**PROBLEM DETAILS:** Set the lines down again exactly, first line through the line that contains "80, 90, 100];", with no pictures.

**PROVIDED MATERIAL:**
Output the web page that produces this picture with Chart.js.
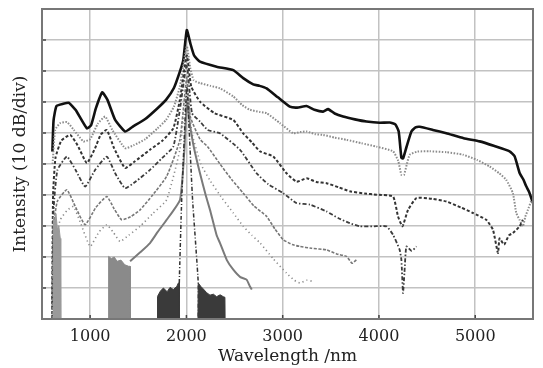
<!DOCTYPE html>
<html>
<head>
<meta charset="utf-8">
<script src="https://cdn.jsdelivr.net/npm/chart.js@4.4.1/dist/chart.umd.min.js"></script>
<style>
  body { margin: 0; background: #fff; }
</style>
</head>
<body>
<canvas id="spec" width="543" height="368"></canvas>
<script>
// tick positions (nm) and levels (10 dB per division)
const xTicks = [1000, 2000, 3000, 4000, 5000];
const yTicks = [0, 10, 20, 30, 40, 50, 60, 70, 80, 90, 100];

// spectra: [wavelength nm, level]
const curveA = [[608,54],[620,64],[650,68.7],[720,69.4],[780,69.7],[850,67.4],[966,61.5],[1010,62.5],[1060,68],[1125,73.1],[1180,70.7],[1260,64.2],[1363,60.5],[1440,62],[1572,64.5],[1700,68],[1788,70.7],[1870,74.5],[1932,79.8],[1968,83.6],[2004,93.2],[2040,89],[2080,85],[2141,83],[2314,81.4],[2487,80.3],[2590,77.7],[2694,75.7],[2760,75.2],[2833,74.4],[2950,71.5],[3074,68.5],[3150,68.2],[3248,68.7],[3330,67.5],[3420,66.9],[3472,67.7],[3540,66.3],[3628,65.3],[3750,64.4],[3870,63.7],[4008,63.3],[4112,63.4],[4170,62.8],[4205,60.5],[4233,52],[4250,51.8],[4285,55.4],[4337,60.5],[4380,61.8],[4423,62],[4560,61],[4700,59.9],[4880,58.3],[5046,57.3],[5200,55.8],[5357,54.1],[5409,52.5],[5461,47.1],[5500,45],[5530,42.8],[5560,41],[5600,37.4]];
const curveB = [[610,50],[637,61],[689,63.2],[760,63.5],[830,61],[931,57.3],[1000,58],[1080,63],[1156,65.3],[1230,61],[1363,55.1],[1450,56],[1572,58],[1700,61.5],[1788,64.2],[1870,68.5],[1932,75],[2004,88],[2040,81],[2076,77],[2141,76.1],[2250,75.2],[2349,74.4],[2487,71.8],[2580,69],[2660,67.5],[2760,66.8],[2833,66.4],[2971,63.2],[3109,59.9],[3180,60.3],[3248,60.5],[3340,59.6],[3420,59.4],[3540,58.5],[3663,57.8],[3820,56.7],[3974,55.6],[4146,54.1],[4200,51],[4233,46.5],[4260,46.5],[4290,50],[4320,53],[4400,54],[4527,54.1],[4700,53.8],[4873,53],[5020,51.3],[5149,49.2],[5250,47],[5322,44.9],[5391,40.6],[5426,34.2],[5460,32],[5495,29.9],[5520,33],[5547,35.2],[5580,38]];
const curveC = [[605,0],[615,40],[640,52],[700,57.5],[793,59.4],[870,56],[966,50.3],[1050,55],[1110,59.5],[1173,61],[1250,55],[1363,48.7],[1450,50.5],[1622,54.6],[1750,57.5],[1864,61.5],[1932,70.7],[2004,85],[2050,75],[2141,70.1],[2292,66.4],[2487,64.2],[2590,59.9],[2680,57],[2763,54.1],[2902,52.4],[3040,47],[3144,44.3],[3248,45.4],[3350,44.2],[3455,43.8],[3580,42.5],[3697,41.2],[3850,40.5],[3974,40.1],[4146,39.5],[4198,33.1],[4244,29.9],[4302,35.2],[4389,39],[4550,38.8],[4700,37.9],[4850,36],[4976,34.2],[5114,32],[5184,28.8],[5236,21.3],[5253,26],[5300,24],[5350,27],[5391,27.7],[5461,29.9],[5495,32]];
const curveD = [[605,0],[620,35],[660,48],[758,52.4],[850,48],[948,42.7],[1050,48],[1173,52.4],[1260,47],[1363,42.2],[1480,44.5],[1622,48.1],[1750,52],[1864,55.6],[1932,67.5],[2004,82],[2058,66.4],[2141,63.7],[2220,61],[2349,59.9],[2556,54.6],[2729,47],[2850,43.5],[3005,40.6],[3144,37.4],[3282,36.9],[3455,34.7],[3580,32.5],[3697,30.9],[3801,29.9],[3950,29.9],[4078,29.9],[4146,27.2],[4215,22.3],[4233,19.1],[4250,8.4],[4265,15],[4285,23.4],[4340,22],[4389,23.4]];
const curveE = [[605,0],[620,30],[660,38],[758,41.7],[850,36],[948,30.4],[1060,36],[1173,39.5],[1250,35.5],[1328,32],[1420,33],[1519,35.2],[1650,40],[1795,46],[1932,57.8],[2004,78],[2040,65.3],[2141,58],[2220,55.6],[2349,50],[2470,45],[2590,40.6],[2700,36.5],[2833,33.1],[2920,29],[3005,25.6],[3100,24],[3178,23.4],[3300,22.8],[3455,22.3],[3560,21],[3663,20.2],[3720,18],[3766,19.1]];
const curveF = [[620,0],[640,25],[689,32],[760,35],[827,36.3],[900,31],[1000,23.4],[1090,28],[1173,30.4],[1240,28],[1311,25],[1400,27],[1519,29.9],[1650,34],[1795,38.5],[1932,54.6],[2004,74],[2058,59.9],[2150,50],[2245,44.7],[2370,39],[2487,34.2],[2590,29.9],[2680,27],[2763,24.6],[2900,19.5],[3040,14.8],[3120,12.5],[3178,11.6],[3250,12.5],[3316,12.1]];
const curveG = [[1415,18.6],[1520,21.5],[1622,24.5],[1700,28],[1795,32],[1934,38.5],[1980,55],[2004,70],[2040,62],[2080,55],[2141,47],[2200,40],[2245,35.2],[2314,27],[2349,24.5],[2420,19],[2487,15.9],[2560,13.5],[2625,12.7],[2660,10.5],[2680,9.5]];
const pump = [[1926,0],[1926,11.6],[1951,38.5],[1980,60],[2005,75],[2030,60],[2064,38.5],[2123,11.6],[2123,0]];

// noise floor patches
const floorVis = [[615,0],[618,33],[630,31],[645,34],[660,29],[675,30],[690,26],[695,0]];
const floorNir = [[1190,0],[1192,20.2],[1220,19.5],[1250,20],[1280,18.6],[1320,19],[1360,17.5],[1400,17],[1415,17],[1417,0]];
const floorPumpL = [[1698,0],[1700,7.3],[1730,9],[1761,10],[1800,8.8],[1830,10.2],[1864,9.5],[1900,10.5],[1916,11.6],[1925,11.6],[1927,0]];
const floorPumpR = [[2120,0],[2123,11.6],[2150,10.5],[2175,9.7],[2210,8.5],[2245,7.7],[2280,8],[2314,7.2],[2350,7.8],[2383,7.2],[2400,7],[2402,0]];

const pts = arr => arr.map(([x, y]) => ({ x, y }));

function line(data, color, width, dash) {
    return {
        data: pts(data),
        borderColor: color,
        borderWidth: width,
        borderDash: dash,
        pointRadius: 0,
        tension: 0.15,
        fill: false
    };
}

function patch(data, color) {
    return {
        data: pts(data),
        borderColor: color,
        backgroundColor: color,
        borderWidth: 1,
        pointRadius: 0,
        tension: 0,
        fill: 'origin'
    };
}

// frame and the short inward ticks
const framePlugin = {
    id: 'frame',
    afterDatasetsDraw(chart) {
        const { ctx, chartArea: a, scales: { x, y } } = chart;
        ctx.save();
        ctx.strokeStyle = '#444';
        ctx.lineWidth = 1.5;
        yTicks.forEach(v => {
            const py = y.getPixelForValue(v);
            ctx.beginPath(); ctx.moveTo(a.left, py); ctx.lineTo(a.left + 4, py); ctx.stroke();
        });
        xTicks.forEach(v => {
            const px = x.getPixelForValue(v);
            ctx.beginPath(); ctx.moveTo(px, a.bottom); ctx.lineTo(px, a.bottom - 4); ctx.stroke();
        });
        ctx.strokeStyle = '#777';
        ctx.lineWidth = 2;
        ctx.strokeRect(a.left, a.top, a.right - a.left, a.bottom - a.top);
        ctx.restore();
    }
};

const serif = "'DejaVu Serif', serif";

new Chart(document.getElementById('spec'), {
    type: 'line',
    data: {
        datasets: [
            patch(floorVis, '#9a9a9a'),
            patch(floorNir, '#8a8a8a'),
            patch(floorPumpL, '#3a3a3a'),
            patch(floorPumpR, '#3a3a3a'),
            line(pump, '#333', 1.5, [4, 2, 1, 2]),
            line(curveG, '#7a7a7a', 2, []),
            line(curveF, '#8a8a8a', 1.6, [1.2, 3]),
            line(curveE, '#777', 1.6, [3, 1.5]),
            line(curveD, '#3c3c3c', 1.8, [4, 2, 1.5, 2]),
            line(curveC, '#333', 2, [3, 2]),
            line(curveB, '#8c8c8c', 2, [1.5, 1.5]),
            line(curveA, '#111', 2.6, [])
        ]
    },
    options: {
        responsive: false,
        animation: false,
        layout: { padding: { top: 9, right: 10, left: 0, bottom: 0 } },
        plugins: { legend: { display: false }, tooltip: { enabled: false } },
        scales: {
            x: {
                type: 'linear',
                min: 500,
                max: 5600,
                afterBuildTicks: s => { s.ticks = xTicks.map(v => ({ value: v })); },
                afterFit: s => { s.height = 49; },
                grid: { color: '#c2c2c2', lineWidth: 1.5, drawTicks: false },
                border: { display: false },
                ticks: { color: '#222', padding: 8, font: { family: serif, size: 16 }, callback: v => String(v) },
                title: { display: true, text: 'Wavelength /nm', color: '#222', font: { family: serif, size: 17 }, padding: { top: 0, bottom: 1 } }
            },
            y: {
                type: 'linear',
                min: 0,
                max: 100,
                afterBuildTicks: s => { s.ticks = yTicks.map(v => ({ value: v })); },
                afterFit: s => { s.width = 42; },
                grid: { color: '#c2c2c2', lineWidth: 1.5, drawTicks: false },
                border: { display: false },
                ticks: { display: false },
                title: { display: true, text: 'Intensity (10 dB/div)', color: '#222', font: { family: serif, size: 17 }, padding: { top: 10, bottom: 0 } }
            }
        }
    },
    plugins: [framePlugin]
});
</script>
</body>
</html>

**EXERCISE RESULT:**
Output the web page that produces this picture with Chart.js.
<!DOCTYPE html>
<html>
<head>
<meta charset="utf-8">
<script src="https://cdn.jsdelivr.net/npm/chart.js@4.4.1/dist/chart.umd.min.js"></script>
<style>
  body { margin: 0; background: #fff; }
</style>
</head>
<body>
<canvas id="spec" width="543" height="368"></canvas>
<script>
// tick positions (nm) and levels (10 dB per division)
const xTicks = [1000, 2000, 3000, 4000, 5000];
const yTicks = [0, 10, 20, 30, 40, 50, 60, 70, 80, 90, 100];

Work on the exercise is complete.